Interrogé par l'AFP, Rahul Kadakia, directeur international pour la joaillerie de la célèbre maison de vente, a qualifié l'événement de "succès", soulignant qu'elle avait dépassé un record établi lors de la dispersion des biens de la star Elizabeth Taylor en 2011, qui avait alors dépassé les 100 millions de dollars.
Plus de 700 bijoux font partie de cette collection Horten estimée à plus de 150 millions de dollars, mais moins de 100 étaient proposés mercredi et 150 autres vendredi. Le reste est vendu en ligne jusqu'au 15 mai et en novembre.
Polémique
La plupart des lots ont trouvé preneur mercredi, malgré les demandes d'annuler la vente de nombreuses organisations juives. Mais certaines pièces maîtresses de la collection ont été dispersées à des prix inférieurs aux estimations.

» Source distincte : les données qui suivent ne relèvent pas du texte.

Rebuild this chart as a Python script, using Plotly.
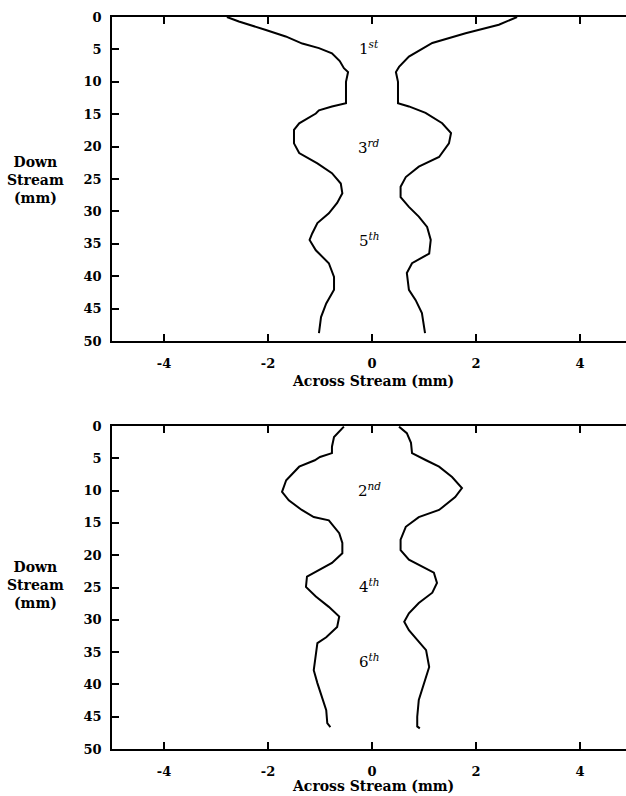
import plotly.graph_objects as go

# ---- data (mm) ----
top_left_y = [0, 0.7, 2.0, 3.0, 4.1, 4.8, 5.6, 6.8, 7.9, 8.5, 10, 12, 13.3, 13.8, 14.4, 14.9, 16.4, 17.4,
              19.5, 21.0, 22.6, 24.1, 25.7, 27.2, 28.7, 30.3, 31.8, 33.4, 34.4, 36.0, 38.0, 40.1, 42.1,
              44.2, 46.3, 48.8]
top_left_x = [-2.79, -2.56, -2.04, -1.66, -1.34, -1.02, -0.77, -0.62, -0.54, -0.46, -0.5, -0.5, -0.5,
              -0.77, -1.02, -1.08, -1.4, -1.5, -1.5, -1.4, -1.05, -0.77, -0.6, -0.57, -0.67, -0.83,
              -1.05, -1.15, -1.2, -1.08, -0.83, -0.73, -0.73, -0.88, -0.98, -1.02]

top_right_y = [0, 1.2, 2.5, 4.0, 6.1, 7.7, 8.5, 10, 12, 13.3, 13.8, 14.8, 16.4, 17.9, 19.5, 21.6, 23.1,
               24.7, 26.2, 27.8, 29.3, 30.8, 32.4, 34.4, 36.5, 38.0, 39.5, 42.1, 43.7, 45.7, 48.8]
top_right_x = [2.79, 2.44, 1.8, 1.16, 0.71, 0.52, 0.46, 0.5, 0.5, 0.5, 0.71, 1.03, 1.35, 1.52, 1.48,
               1.29, 0.9, 0.65, 0.55, 0.55, 0.71, 0.9, 1.06, 1.13, 1.1, 0.77, 0.67, 0.71, 0.84, 0.96, 1.02]

bot_left_y = [0.1, 1.7, 3.2, 4.2, 4.8, 5.3, 6.3, 8.4, 10.2, 11.5, 13.0, 14.1, 14.6, 16.6, 18.1, 19.7,
              21.2, 22.3, 23.3, 24.9, 26.4, 28.0, 29.5, 31.1, 32.7, 33.6, 35.8, 37.8, 39.8, 41.9, 44.0,
              46.0, 46.6]
bot_left_x = [-0.54, -0.73, -0.77, -0.77, -1.0, -1.1, -1.4, -1.65, -1.73, -1.6, -1.35, -1.12, -0.83,
              -0.63, -0.57, -0.57, -0.77, -1.02, -1.25, -1.27, -1.08, -0.83, -0.63, -0.67, -0.88,
              -1.05, -1.08, -1.12, -1.05, -0.96, -0.88, -0.86, -0.80]

bot_right_y = [0.1, 1.1, 2.6, 4.2, 5.3, 6.3, 7.9, 9.6, 11.0, 13.0, 14.1, 15.6, 17.6, 19.2, 20.7, 21.8,
               22.7, 24.3, 25.8, 27.4, 29.0, 30.3, 31.6, 33.1, 34.7, 37.3, 39.8, 42.4, 45.0, 46.5, 46.8]
bot_right_x = [0.52, 0.67, 0.75, 0.77, 1.04, 1.29, 1.54, 1.73, 1.6, 1.29, 0.9, 0.65, 0.55, 0.55, 0.71,
               0.96, 1.19, 1.25, 1.16, 0.9, 0.71, 0.62, 0.71, 0.87, 1.04, 1.1, 1.0, 0.9, 0.87, 0.87, 0.92]

top_labels = ["1<sup><i>st</i></sup>", "3<sup><i>rd</i></sup>", "5<sup><i>th</i></sup>"]
top_label_y = [4.8, 20.0, 34.4]
bot_labels = ["2<sup><i>nd</i></sup>", "4<sup><i>th</i></sup>", "6<sup><i>th</i></sup>"]
bot_label_y = [9.9, 24.8, 36.3]
label_x = -0.05

x_tick_vals = [-4, -2, 0, 2, 4]
x_tick_text = ["-4", "-2", "0", "2", "4"]
y_tick_vals = [0, 5, 10, 15, 20, 25, 30, 35, 40, 45, 50]
y_tick_text = [str(v) for v in y_tick_vals]

FONT = "DejaVu Serif"
line = dict(color="black", width=2)

fig = go.Figure()
for xs, ys, ax in [(top_left_x, top_left_y, "1"), (top_right_x, top_right_y, "1"),
                   (bot_left_x, bot_left_y, "2"), (bot_right_x, bot_right_y, "2")]:
    fig.add_trace(go.Scatter(x=xs, y=ys, mode="lines", line=line, showlegend=False,
                             xaxis="x" if ax == "1" else "x2", yaxis="y" if ax == "1" else "y2"))

tickfont = dict(family=FONT, size=13, color="black", weight="bold")
xcommon = dict(range=[-5, 4.885], tickvals=x_tick_vals, ticktext=x_tick_text, ticks="inside",
               ticklen=7, tickwidth=1.5, tickcolor="black", showline=True, linecolor="black",
               linewidth=1.5, mirror="ticks", showgrid=False, zeroline=False, tickfont=tickfont,
               ticklabelstandoff=10)
ycommon = dict(range=[50, 0], tickvals=y_tick_vals, ticktext=y_tick_text, ticks="inside",
               ticklen=7, tickwidth=1.5, tickcolor="black", showline=True, linecolor="black",
               linewidth=1.5, mirror=False, showgrid=False, zeroline=False, tickfont=tickfont,
               ticklabelstandoff=6)

top_dom = [(749 - 341) / 732, 1.0]
bot_dom = [0.0, (749 - 426) / 732]

fig.update_layout(
    width=626, height=796,
    margin=dict(l=112, r=0, t=17, b=47),
    paper_bgcolor="white", plot_bgcolor="white",
    xaxis=dict(domain=[0, 1], anchor="y", **xcommon),
    yaxis=dict(domain=top_dom, anchor="x", **ycommon),
    xaxis2=dict(domain=[0, 1], anchor="y2", **xcommon),
    yaxis2=dict(domain=bot_dom, anchor="x2", **ycommon),
)

annots = []
lab_font = dict(family=FONT, size=15, color="black")
for t, yv in zip(top_labels, top_label_y):
    annots.append(dict(x=label_x, y=yv, xref="x", yref="y", text=t, showarrow=False, font=lab_font))
for t, yv in zip(bot_labels, bot_label_y):
    annots.append(dict(x=label_x, y=yv, xref="x2", yref="y2", text=t, showarrow=False, font=lab_font))

title_font = dict(family=FONT, size=14, color="black", weight="bold")
for py in [381, 786]:
    annots.append(dict(x=0.02, y=(749 - py) / 732, xref="x", yref="paper", text="Across Stream (mm)",
                       showarrow=False, font=title_font, xanchor="center", yanchor="middle"))
for py in [180, 585]:
    annots.append(dict(x=(35 - 112) / 514, y=(749 - py) / 732, xref="paper", yref="paper",
                       text="Down<br>Stream<br>(mm)", showarrow=False, font=title_font,
                       xanchor="center", yanchor="middle", align="center"))
fig.update_layout(annotations=annots)

fig.write_html("out.html")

"L'ensemble de la collection était estimée à 150 millions de dollars. Et nous avons atteint 155 millions rien que pour la première vente, donc je pense que c'est un très bon résultat", s'est félicité M. Kadakia.
Juste avant la vente, il avait de nouveau expliqué pourquoi Christie's avait choisi d'accepter de disperser cet impressionnant ensemble de joyaux.

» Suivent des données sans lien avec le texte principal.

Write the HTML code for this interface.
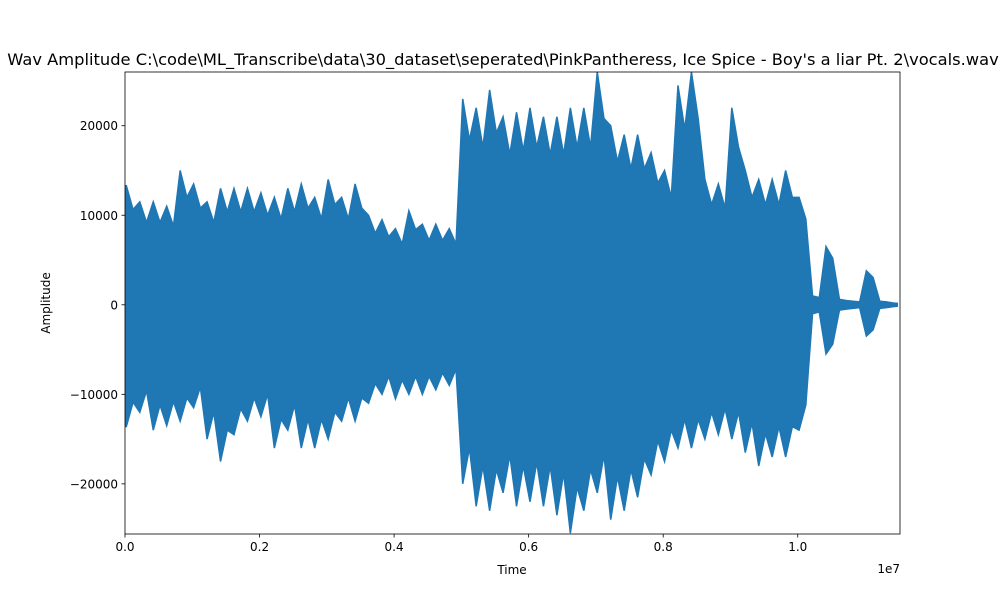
<!DOCTYPE html>
<html><head><meta charset="utf-8"><style>
body{margin:0;background:#fff;font-family:"Liberation Sans","DejaVu Sans",sans-serif;}
</style></head><body>
<svg id="chart" width="1000" height="600" xmlns="http://www.w3.org/2000/svg" font-family="DejaVu Sans, Liberation Sans, sans-serif">
<rect width="1000" height="600" fill="#fff"/>
<text x="503" y="65" text-anchor="middle" font-size="16.3">Wav Amplitude C:\code\ML_Transcribe\data\30_dataset\seperated\PinkPantheress, Ice Spice - Boy's a liar Pt. 2\vocals.wav</text>
<g id="plot"></g>
<g id="axes"></g>
<text x="512" y="574" text-anchor="middle" font-size="12">Time</text>
<text transform="translate(50,303) rotate(-90)" text-anchor="middle" font-size="12">Amplitude</text>
<text x="900" y="573" text-anchor="end" font-size="12">1e7</text>
</svg>
<script>
const binSize = 200000;
const maxVals = [13300,11500,11500,11000,15000,13500,11500,13000,13000,13000,12500,12000,13000,13500,12000,14000,12000,13500,10000,9500,8500,10500,9000,9000,8500,23000,22000,24000,21000,21500,22000,21000,21000,22000,22000,26000,20000,19000,19000,17000,15000,24500,26000,14000,13500,22000,15000,14000,14000,15000,12000,1000,6500,600,400,3800,400,200];
const minVals = [-13600,-12000,-14000,-13500,-13000,-11500,-15000,-17500,-14500,-13000,-12500,-16000,-14000,-16000,-16000,-15000,-13000,-13000,-11000,-10000,-10500,-10000,-10000,-9500,-9000,-20000,-22500,-23000,-21000,-22500,-22000,-22500,-23500,-25500,-23000,-21000,-24000,-23000,-21500,-19000,-17500,-16000,-16000,-15000,-14500,-15000,-16500,-18000,-17000,-17000,-14000,-1000,-5500,-600,-400,-3500,-400,-200];
const xTicks = [0,2000000,4000000,6000000,8000000,10000000];
const xTickLabels = ["0.0","0.2","0.4","0.6","0.8","1.0"];
const yTicks = [-20000,-10000,0,10000,20000];
const yTickLabels = ["\u221220000","\u221210000","0","10000","20000"];
const L=125,R=900,T=72,B=534, xMax=11520000, yMin=-25600, yMax=26000;
const X=v=>L+(v/xMax)*(R-L);
const Y=v=>B-(v-yMin)/(yMax-yMin)*(B-T);
const NS="http://www.w3.org/2000/svg";
const plot=document.getElementById('plot'), axes=document.getElementById('axes');
function mk(tag,attrs,parent){const e=document.createElementNS(NS,tag);for(const k in attrs)e.setAttribute(k,attrs[k]);parent.appendChild(e);return e;}
const defs=mk('defs',{},plot);
const cp=mk('clipPath',{id:'clip'},defs);
mk('rect',{x:L,y:T,width:R-L,height:B-T},cp);
let pts=[];
for(let i=0;i<maxVals.length;i++){const t0=i*binSize,t1=Math.min((i+1)*binSize,xMax);pts.push(X(t0+binSize*0.1)+','+Y(maxVals[i]));pts.push(X((t0+t1)/2+binSize*0.1)+','+Y(maxVals[i]*0.8));}
for(let i=minVals.length-1;i>=0;i--){const t0=i*binSize,t1=Math.min((i+1)*binSize,xMax);pts.push(X((t0+t1)/2+binSize*0.1)+','+Y(minVals[i]*0.8));pts.push(X(t0+binSize*0.1)+','+Y(minVals[i]));}
pts.unshift(X(0)+','+Y(maxVals[0]));pts.push(X(0)+','+Y(minVals[0]));
const wave=mk('polygon',{points:pts.join(' '),fill:'#1f77b4',stroke:'#1f77b4','stroke-width':1.5,'clip-path':'url(#clip)'},plot);


const frame=mk('rect',{x:L,y:T,width:R-L,height:B-T,fill:'none',stroke:'#000','stroke-width':0.8},axes);


xTicks.forEach((v,i)=>{const x=X(v);
 const tk=mk('line',{x1:x,x2:x,y1:B,y2:B+3.5,stroke:'#000','stroke-width':0.8},axes);
 
 
 const lb=mk('text',{x:x,y:B+17,'text-anchor':'middle','font-size':12},axes);lb.textContent=xTickLabels[i];
 
 
});
yTicks.forEach((v,i)=>{const y=Y(v);
 const tk=mk('line',{x1:L-3.5,x2:L,y1:y,y2:y,stroke:'#000','stroke-width':0.8},axes);
 
 
 const lb=mk('text',{x:L-7,y:y+4.5,'text-anchor':'end','font-size':12},axes);lb.textContent=yTickLabels[i];
 
 
});
</script>
</body></html>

La provenance des bijoux est irréprochable et "tous les profits de la vente seront versés à une fondation (la fondation Horten), qui soutient des causes philanthropiques", avait-il insisté, ajoutant que "Christie's apportera une contribution significative" du produit de la vente aux institutions juives et à l'éducation sur l'Holocauste, "d'importance vitale".
Mardi encore, le Conseil représentatif des institutions juives de France (Crif) est venu joindre sa voix aux opposants à la vente, la jugeant indécente.
Bien que très disputée, l'une des pièces maîtresses de la collection de Mme Horten (1941-2022), une bague Cartier sertie d'un rubis "sang de pigeon" de 25,59 carats, estimée entre 14 et 18 millions de francs suisses, n'a atteint que 11 millions de francs au marteau, environ 13 millions avec la commission.
La "Briolette d'Inde", un diamant blanc de 90,36 carats rattaché à un collier formé d'une myriade de petits diamants blancs, estimée entre 9 et 14 millions de francs suisses, est partie à seulement 5,2 millions de francs au marteau (6,3 millions de francs avec la commission).
Quant au somptueux collier de trois rangées de perles naturelles, avec pour fermoir un diamant rose de 11,15 carats (estimé entre 6,4 et 9,3 millions de francs), il a été vendu 4 millions de francs (près de 6,5 millions de francs avec la commission).
Selon le classement Forbes, la fortune de Mme Horten, décédée en juin 2022, s'élevait à 2,9 milliards de dollars.
"Doublement indécente"
Mais l'origine de la fortune de son mari, qui possédait l'une des plus grandes chaînes de grands magasins en Allemagne, a suscité des critiques. En 1936, trois ans après l'accession du dictateur nazi Adolf Hitler au pouvoir, il avait repris la société textile Alsberg dont les propriétaires juifs avaient fui, ainsi que plusieurs autres magasins ayant appartenu à des juifs avant la guerre.
Helmut Horten a par la suite été accusé d'avoir profité de l'"aryanisation" des biens juifs - ces mesures de spoliation visant à transférer la propriété d'entreprises détenues par des personnes d'origine juive.
Malgré les assurances de Christie's, le président du Crif y voit une vente aux enchères "doublement indécente: non seulement les fonds ayant permis d'acquérir ces bijoux sont pour partie issus de l'aryanisation des biens juifs menée par l'Allemagne nazie, mais en plus, cette vente doit abonder une fondation dont la mission est d'assurer la postérité du nom de famille d'un ancien nazi!"
Le Centre Simon Wiesenthal, spécialisé dans la traque des anciens nazis, et le Comité juif américain ont aussi dénoncé la vente.
"Ne récompensez pas ceux dont les familles ont pu s'enrichir grâce à des Juifs désespérés ciblés et menacés par les nazis", a plaidé le rabbin Abraham Cooper, un des responsables du centre Simon Wiesenthal.
Pour le Comité juif américain non plus, les efforts de Christie's ne suffisent pas.